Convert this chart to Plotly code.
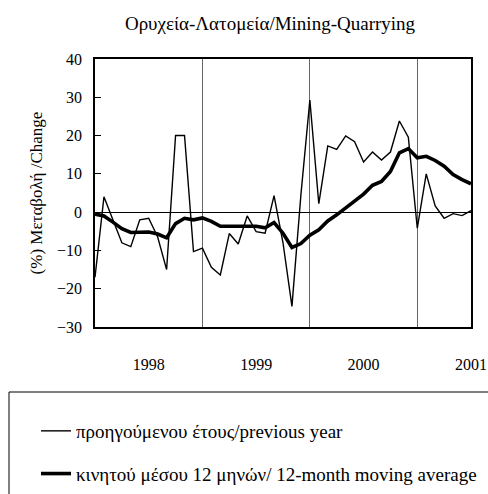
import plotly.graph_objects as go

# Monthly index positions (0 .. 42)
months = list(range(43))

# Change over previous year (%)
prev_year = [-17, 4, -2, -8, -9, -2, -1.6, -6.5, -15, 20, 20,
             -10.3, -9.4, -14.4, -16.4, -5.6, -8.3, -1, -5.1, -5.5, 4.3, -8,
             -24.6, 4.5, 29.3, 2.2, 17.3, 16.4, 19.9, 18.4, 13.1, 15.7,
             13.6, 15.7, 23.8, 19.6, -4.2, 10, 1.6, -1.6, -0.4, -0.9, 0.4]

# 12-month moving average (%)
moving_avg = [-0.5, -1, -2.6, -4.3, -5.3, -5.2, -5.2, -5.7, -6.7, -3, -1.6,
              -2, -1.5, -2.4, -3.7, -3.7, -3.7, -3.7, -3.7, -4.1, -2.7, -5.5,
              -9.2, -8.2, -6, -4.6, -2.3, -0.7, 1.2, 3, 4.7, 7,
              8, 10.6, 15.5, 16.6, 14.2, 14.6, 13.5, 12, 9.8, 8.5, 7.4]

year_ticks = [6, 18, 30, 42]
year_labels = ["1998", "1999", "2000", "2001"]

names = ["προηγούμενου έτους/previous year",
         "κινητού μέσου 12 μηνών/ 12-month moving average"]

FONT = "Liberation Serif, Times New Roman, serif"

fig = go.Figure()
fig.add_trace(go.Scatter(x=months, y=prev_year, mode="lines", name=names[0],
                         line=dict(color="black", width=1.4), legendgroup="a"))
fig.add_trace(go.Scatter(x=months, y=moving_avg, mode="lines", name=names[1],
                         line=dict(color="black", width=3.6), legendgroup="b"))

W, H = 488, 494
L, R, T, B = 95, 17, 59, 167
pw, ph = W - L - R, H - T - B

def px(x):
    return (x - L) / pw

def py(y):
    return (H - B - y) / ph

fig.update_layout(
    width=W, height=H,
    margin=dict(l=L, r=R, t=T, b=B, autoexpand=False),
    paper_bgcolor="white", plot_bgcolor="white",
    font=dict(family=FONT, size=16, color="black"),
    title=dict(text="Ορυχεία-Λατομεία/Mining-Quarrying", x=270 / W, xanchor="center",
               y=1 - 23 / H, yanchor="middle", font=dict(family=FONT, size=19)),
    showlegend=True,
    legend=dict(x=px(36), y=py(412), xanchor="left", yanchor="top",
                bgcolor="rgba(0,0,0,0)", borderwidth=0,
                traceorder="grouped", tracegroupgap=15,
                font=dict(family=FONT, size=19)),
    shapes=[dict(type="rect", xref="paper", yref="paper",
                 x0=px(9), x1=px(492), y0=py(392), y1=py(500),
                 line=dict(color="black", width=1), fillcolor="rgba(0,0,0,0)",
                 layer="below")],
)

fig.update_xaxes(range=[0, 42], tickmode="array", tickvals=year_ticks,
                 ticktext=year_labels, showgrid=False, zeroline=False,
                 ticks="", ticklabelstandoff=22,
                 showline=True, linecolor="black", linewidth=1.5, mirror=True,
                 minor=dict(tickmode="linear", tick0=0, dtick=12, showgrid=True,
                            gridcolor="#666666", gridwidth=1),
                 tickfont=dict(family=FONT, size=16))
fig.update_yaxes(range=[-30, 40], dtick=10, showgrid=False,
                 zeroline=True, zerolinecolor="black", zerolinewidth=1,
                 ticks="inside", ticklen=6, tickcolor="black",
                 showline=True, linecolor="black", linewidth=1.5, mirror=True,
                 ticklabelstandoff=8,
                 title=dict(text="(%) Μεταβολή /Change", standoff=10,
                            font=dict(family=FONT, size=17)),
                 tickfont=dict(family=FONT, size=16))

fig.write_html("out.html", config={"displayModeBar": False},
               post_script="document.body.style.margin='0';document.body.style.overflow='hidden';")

•••

• Directions: The lines from the top of the data above through the one holding "Serif, Times New" are to be repeated exactly, and only those, with no pictures.

• Answer to the task:
Convert this chart to Plotly code.
import plotly.graph_objects as go

# Monthly index positions (0 .. 42)
months = list(range(43))

# Change over previous year (%)
prev_year = [-17, 4, -2, -8, -9, -2, -1.6, -6.5, -15, 20, 20,
             -10.3, -9.4, -14.4, -16.4, -5.6, -8.3, -1, -5.1, -5.5, 4.3, -8,
             -24.6, 4.5, 29.3, 2.2, 17.3, 16.4, 19.9, 18.4, 13.1, 15.7,
             13.6, 15.7, 23.8, 19.6, -4.2, 10, 1.6, -1.6, -0.4, -0.9, 0.4]

# 12-month moving average (%)
moving_avg = [-0.5, -1, -2.6, -4.3, -5.3, -5.2, -5.2, -5.7, -6.7, -3, -1.6,
              -2, -1.5, -2.4, -3.7, -3.7, -3.7, -3.7, -3.7, -4.1, -2.7, -5.5,
              -9.2, -8.2, -6, -4.6, -2.3, -0.7, 1.2, 3, 4.7, 7,
              8, 10.6, 15.5, 16.6, 14.2, 14.6, 13.5, 12, 9.8, 8.5, 7.4]

year_ticks = [6, 18, 30, 42]
year_labels = ["1998", "1999", "2000", "2001"]

names = ["προηγούμενου έτους/previous year",
         "κινητού μέσου 12 μηνών/ 12-month moving average"]

FONT = "Liberation Serif, Times New Roman, serif"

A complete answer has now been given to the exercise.